At the same time, the Firefox team completely failed to give me any compelling reason to stick with Firefox 6 until plug-in developers get around to fixing their code to work with the new browser. The tagline for the release is, “a new look, super speed, even more awesomeness.” Pheh! Seriously?? “awesomeness”? Who are they trying to market to, skate-punks?
So – I made a decision, nearly immediately, to switch to Chrome, where all my plug-ins work, where I can roam my plug-ins and settings between installations, and where the browser is seemingly as fast as any other at the moment.
I might switch back someday, but getting burned like this leaves a super-bad taste in my mouth, especially since I came of age in the software industry working for Dave Winer. At UserLand, Rule 1 was “No breakage”. Sadly, “no breakage” seems to be a lost religion these days. But at least some users will have this reaction whenever something that used to work, stops after an “upgrade”. It’s as if I took my car in to get a tune-up, and now my aftermarket in-dash GPS doesn’t work anymore.
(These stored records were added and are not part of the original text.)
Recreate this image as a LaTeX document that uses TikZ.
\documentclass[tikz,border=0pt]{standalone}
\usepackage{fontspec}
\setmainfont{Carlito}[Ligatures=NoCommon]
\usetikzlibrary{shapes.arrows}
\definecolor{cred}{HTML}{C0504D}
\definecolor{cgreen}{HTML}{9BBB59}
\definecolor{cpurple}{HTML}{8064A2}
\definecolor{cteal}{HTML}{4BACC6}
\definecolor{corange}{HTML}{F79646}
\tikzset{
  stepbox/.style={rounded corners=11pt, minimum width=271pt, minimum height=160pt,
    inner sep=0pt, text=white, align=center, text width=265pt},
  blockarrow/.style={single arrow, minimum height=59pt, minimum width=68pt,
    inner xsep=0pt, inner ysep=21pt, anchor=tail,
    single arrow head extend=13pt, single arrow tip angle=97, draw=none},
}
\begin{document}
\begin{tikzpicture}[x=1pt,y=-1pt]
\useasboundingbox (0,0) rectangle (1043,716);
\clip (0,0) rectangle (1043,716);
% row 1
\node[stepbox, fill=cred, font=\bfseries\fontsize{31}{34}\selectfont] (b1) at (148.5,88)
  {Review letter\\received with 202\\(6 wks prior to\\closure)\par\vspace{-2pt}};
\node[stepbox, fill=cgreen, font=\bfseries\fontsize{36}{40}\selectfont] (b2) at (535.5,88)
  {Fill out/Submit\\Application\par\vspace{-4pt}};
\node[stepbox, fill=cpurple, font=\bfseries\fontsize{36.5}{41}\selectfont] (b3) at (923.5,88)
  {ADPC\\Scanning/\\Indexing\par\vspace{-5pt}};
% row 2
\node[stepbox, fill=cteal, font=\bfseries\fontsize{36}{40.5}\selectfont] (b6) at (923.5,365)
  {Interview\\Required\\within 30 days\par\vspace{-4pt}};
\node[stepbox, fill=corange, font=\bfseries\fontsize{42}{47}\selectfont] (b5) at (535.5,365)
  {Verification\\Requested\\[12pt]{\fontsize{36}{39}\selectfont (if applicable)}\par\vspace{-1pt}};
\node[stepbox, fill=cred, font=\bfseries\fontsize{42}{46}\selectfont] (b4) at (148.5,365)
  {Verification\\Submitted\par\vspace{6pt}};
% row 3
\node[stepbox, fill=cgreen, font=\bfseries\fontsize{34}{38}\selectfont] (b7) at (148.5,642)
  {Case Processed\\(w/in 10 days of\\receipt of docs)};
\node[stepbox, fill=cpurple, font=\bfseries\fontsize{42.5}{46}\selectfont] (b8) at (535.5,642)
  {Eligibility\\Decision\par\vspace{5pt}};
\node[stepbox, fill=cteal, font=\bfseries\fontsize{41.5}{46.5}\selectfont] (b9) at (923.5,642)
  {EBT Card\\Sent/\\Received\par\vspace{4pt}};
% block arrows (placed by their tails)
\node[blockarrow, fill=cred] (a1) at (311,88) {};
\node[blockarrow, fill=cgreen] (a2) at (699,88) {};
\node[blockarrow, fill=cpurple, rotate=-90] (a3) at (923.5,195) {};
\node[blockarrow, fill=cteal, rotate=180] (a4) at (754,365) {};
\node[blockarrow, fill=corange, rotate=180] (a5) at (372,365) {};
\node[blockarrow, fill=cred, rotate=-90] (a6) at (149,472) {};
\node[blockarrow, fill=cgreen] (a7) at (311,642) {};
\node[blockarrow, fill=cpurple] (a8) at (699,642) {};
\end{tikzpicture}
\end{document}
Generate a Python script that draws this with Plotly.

It’s not rocket-science, guys. The software industry, especially the Web, needs to understand that users justifiably and rightly expect things that work right now to keep on working. And if you must break your users, you’d better give them a good damn reason.
Mozilla could easily have fixed this. They just did their 5.0 release, so it’s not as if users are chomping at the bit for the next big release. If they’d taken some time to do some testing on the most popular plug-ins, and then work with plug-in developers to fix breakage and get compatible before releasing 6.0, I would likely still be a Firefox user. It’s probably even the case that most plug-ins which are “incompatible” are just not verified to work on the latest version, so it’s probably not even a code issue for most developers.
But since they didn’t do this work ahead of time, the work that they did, and whatever value it added to the product is now lost on me, and likely many others. This is not the way to keep, much less gain market-share. This is the way to cede a market to a cadre of powerful competitors by being shortsighted and careless — even perhaps reckless.